===== Data provided =====

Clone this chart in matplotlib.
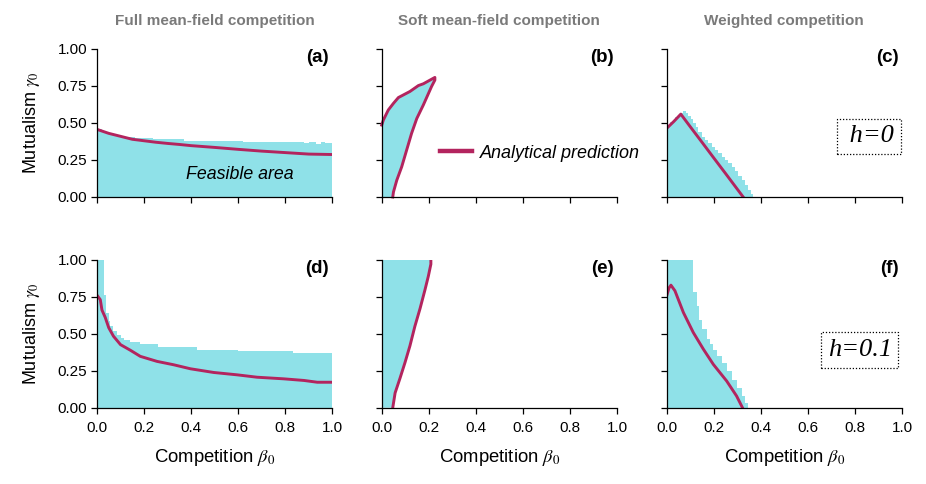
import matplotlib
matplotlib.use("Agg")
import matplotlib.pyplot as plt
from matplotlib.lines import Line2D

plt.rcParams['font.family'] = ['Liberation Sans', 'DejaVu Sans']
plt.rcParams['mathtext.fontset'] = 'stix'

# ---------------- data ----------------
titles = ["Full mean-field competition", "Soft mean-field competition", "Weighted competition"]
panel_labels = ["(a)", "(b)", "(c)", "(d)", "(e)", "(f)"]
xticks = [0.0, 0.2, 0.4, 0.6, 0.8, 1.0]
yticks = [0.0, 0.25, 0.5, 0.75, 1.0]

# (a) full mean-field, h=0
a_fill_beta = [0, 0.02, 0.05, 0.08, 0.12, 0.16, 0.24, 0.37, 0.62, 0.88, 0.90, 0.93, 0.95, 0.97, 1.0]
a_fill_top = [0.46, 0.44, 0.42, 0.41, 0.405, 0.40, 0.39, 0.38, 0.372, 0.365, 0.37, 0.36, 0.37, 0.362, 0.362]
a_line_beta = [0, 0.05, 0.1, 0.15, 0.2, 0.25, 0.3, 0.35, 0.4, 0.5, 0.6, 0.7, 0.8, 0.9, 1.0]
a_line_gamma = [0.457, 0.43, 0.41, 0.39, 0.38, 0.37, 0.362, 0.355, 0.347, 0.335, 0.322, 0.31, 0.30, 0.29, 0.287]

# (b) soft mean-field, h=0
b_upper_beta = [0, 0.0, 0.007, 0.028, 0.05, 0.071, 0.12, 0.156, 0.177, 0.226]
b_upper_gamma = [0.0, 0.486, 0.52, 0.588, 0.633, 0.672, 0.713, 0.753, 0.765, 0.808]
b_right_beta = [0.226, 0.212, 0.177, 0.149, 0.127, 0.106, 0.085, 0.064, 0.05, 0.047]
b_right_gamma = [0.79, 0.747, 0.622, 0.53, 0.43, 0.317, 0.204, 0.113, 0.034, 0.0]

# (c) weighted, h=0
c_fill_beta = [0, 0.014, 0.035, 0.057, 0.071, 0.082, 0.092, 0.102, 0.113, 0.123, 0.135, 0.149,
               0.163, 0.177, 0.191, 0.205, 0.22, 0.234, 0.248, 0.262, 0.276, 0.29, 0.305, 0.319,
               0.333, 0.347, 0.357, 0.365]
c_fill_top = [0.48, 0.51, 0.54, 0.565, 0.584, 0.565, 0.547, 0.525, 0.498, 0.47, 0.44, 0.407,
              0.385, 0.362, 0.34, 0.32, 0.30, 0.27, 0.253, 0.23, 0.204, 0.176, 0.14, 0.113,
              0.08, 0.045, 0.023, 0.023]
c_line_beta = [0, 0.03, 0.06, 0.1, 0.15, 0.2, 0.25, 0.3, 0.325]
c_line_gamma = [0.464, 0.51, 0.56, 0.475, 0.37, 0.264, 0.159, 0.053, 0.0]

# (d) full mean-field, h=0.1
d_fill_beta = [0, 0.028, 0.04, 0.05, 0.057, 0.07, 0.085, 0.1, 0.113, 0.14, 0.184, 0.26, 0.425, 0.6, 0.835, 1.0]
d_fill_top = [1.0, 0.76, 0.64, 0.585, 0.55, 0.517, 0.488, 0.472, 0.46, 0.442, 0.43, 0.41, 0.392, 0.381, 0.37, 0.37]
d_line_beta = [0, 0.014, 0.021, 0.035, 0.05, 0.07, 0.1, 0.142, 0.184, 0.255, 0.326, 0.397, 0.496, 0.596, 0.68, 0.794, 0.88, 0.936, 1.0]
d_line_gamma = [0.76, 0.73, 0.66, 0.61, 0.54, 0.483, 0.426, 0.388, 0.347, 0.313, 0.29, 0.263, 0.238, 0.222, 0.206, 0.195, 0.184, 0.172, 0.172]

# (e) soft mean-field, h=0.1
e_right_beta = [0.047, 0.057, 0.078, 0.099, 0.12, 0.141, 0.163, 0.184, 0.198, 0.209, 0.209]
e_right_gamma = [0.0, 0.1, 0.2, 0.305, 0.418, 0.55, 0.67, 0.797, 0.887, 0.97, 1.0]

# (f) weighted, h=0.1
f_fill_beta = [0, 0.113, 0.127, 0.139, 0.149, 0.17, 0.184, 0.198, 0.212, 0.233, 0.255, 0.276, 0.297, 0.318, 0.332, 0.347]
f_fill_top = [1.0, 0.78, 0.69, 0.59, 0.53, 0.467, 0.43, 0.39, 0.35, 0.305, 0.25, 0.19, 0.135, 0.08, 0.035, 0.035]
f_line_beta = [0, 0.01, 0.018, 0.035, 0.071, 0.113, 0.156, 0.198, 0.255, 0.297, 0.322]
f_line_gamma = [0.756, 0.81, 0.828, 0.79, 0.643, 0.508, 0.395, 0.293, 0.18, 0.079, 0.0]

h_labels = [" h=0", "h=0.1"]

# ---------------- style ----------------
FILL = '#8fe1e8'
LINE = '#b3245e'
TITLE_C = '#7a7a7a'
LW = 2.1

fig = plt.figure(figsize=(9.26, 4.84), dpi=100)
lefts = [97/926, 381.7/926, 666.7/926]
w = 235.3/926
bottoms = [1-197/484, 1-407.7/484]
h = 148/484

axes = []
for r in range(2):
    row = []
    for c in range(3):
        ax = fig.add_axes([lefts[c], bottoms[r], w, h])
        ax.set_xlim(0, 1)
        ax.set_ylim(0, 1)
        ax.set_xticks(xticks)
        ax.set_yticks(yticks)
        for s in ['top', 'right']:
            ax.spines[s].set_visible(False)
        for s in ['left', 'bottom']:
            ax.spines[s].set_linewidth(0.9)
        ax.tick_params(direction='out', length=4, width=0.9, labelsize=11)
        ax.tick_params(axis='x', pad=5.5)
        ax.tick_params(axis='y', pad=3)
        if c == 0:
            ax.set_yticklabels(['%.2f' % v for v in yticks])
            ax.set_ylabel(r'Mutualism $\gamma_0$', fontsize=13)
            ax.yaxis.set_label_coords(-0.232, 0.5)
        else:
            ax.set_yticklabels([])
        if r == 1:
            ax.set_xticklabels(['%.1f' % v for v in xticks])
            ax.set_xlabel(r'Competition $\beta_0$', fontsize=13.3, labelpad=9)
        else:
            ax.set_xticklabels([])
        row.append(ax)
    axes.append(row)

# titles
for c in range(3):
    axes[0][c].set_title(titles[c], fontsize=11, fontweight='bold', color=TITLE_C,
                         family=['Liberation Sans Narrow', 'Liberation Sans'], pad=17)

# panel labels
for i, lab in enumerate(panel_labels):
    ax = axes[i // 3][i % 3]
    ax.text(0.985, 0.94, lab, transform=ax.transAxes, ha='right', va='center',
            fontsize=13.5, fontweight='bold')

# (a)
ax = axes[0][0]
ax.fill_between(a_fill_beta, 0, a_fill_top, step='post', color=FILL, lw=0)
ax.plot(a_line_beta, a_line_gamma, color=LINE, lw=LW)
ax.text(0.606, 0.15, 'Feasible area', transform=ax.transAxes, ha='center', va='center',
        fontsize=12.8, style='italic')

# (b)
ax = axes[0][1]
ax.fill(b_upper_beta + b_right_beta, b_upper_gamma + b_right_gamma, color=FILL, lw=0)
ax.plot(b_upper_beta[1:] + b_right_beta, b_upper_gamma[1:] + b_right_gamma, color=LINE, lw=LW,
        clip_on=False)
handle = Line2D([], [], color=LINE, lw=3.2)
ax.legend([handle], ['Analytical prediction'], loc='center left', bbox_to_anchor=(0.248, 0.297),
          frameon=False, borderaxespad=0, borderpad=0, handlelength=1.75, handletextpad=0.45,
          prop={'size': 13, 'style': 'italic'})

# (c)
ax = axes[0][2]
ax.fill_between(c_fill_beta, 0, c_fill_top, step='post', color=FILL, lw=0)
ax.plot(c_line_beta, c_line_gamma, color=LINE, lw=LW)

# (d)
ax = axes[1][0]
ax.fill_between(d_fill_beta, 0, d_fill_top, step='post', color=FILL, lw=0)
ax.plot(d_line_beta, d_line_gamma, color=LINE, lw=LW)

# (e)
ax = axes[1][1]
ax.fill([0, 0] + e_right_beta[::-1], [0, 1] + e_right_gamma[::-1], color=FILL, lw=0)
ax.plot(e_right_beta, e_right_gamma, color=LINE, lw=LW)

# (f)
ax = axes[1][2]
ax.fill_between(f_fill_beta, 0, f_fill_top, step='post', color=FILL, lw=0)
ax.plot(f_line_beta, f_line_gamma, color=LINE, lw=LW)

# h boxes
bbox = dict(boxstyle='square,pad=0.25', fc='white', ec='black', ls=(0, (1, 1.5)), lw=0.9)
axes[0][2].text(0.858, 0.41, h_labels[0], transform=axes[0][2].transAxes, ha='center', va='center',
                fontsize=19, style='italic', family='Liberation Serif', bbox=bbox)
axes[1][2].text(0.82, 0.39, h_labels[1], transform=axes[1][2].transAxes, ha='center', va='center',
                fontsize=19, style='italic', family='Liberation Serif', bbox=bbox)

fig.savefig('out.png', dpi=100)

=====

**Short exercise:** Your task is to restate word for word the lines from the top of the data to the line containing "0.30, 0.29, 0.287]", both ends included, with every picture left out.

**Output below:**
Clone this chart in matplotlib.
import matplotlib
matplotlib.use("Agg")
import matplotlib.pyplot as plt
from matplotlib.lines import Line2D

plt.rcParams['font.family'] = ['Liberation Sans', 'DejaVu Sans']
plt.rcParams['mathtext.fontset'] = 'stix'

# ---------------- data ----------------
titles = ["Full mean-field competition", "Soft mean-field competition", "Weighted competition"]
panel_labels = ["(a)", "(b)", "(c)", "(d)", "(e)", "(f)"]
xticks = [0.0, 0.2, 0.4, 0.6, 0.8, 1.0]
yticks = [0.0, 0.25, 0.5, 0.75, 1.0]

# (a) full mean-field, h=0
a_fill_beta = [0, 0.02, 0.05, 0.08, 0.12, 0.16, 0.24, 0.37, 0.62, 0.88, 0.90, 0.93, 0.95, 0.97, 1.0]
a_fill_top = [0.46, 0.44, 0.42, 0.41, 0.405, 0.40, 0.39, 0.38, 0.372, 0.365, 0.37, 0.36, 0.37, 0.362, 0.362]
a_line_beta = [0, 0.05, 0.1, 0.15, 0.2, 0.25, 0.3, 0.35, 0.4, 0.5, 0.6, 0.7, 0.8, 0.9, 1.0]
a_line_gamma = [0.457, 0.43, 0.41, 0.39, 0.38, 0.37, 0.362, 0.355, 0.347, 0.335, 0.322, 0.31, 0.30, 0.29, 0.287]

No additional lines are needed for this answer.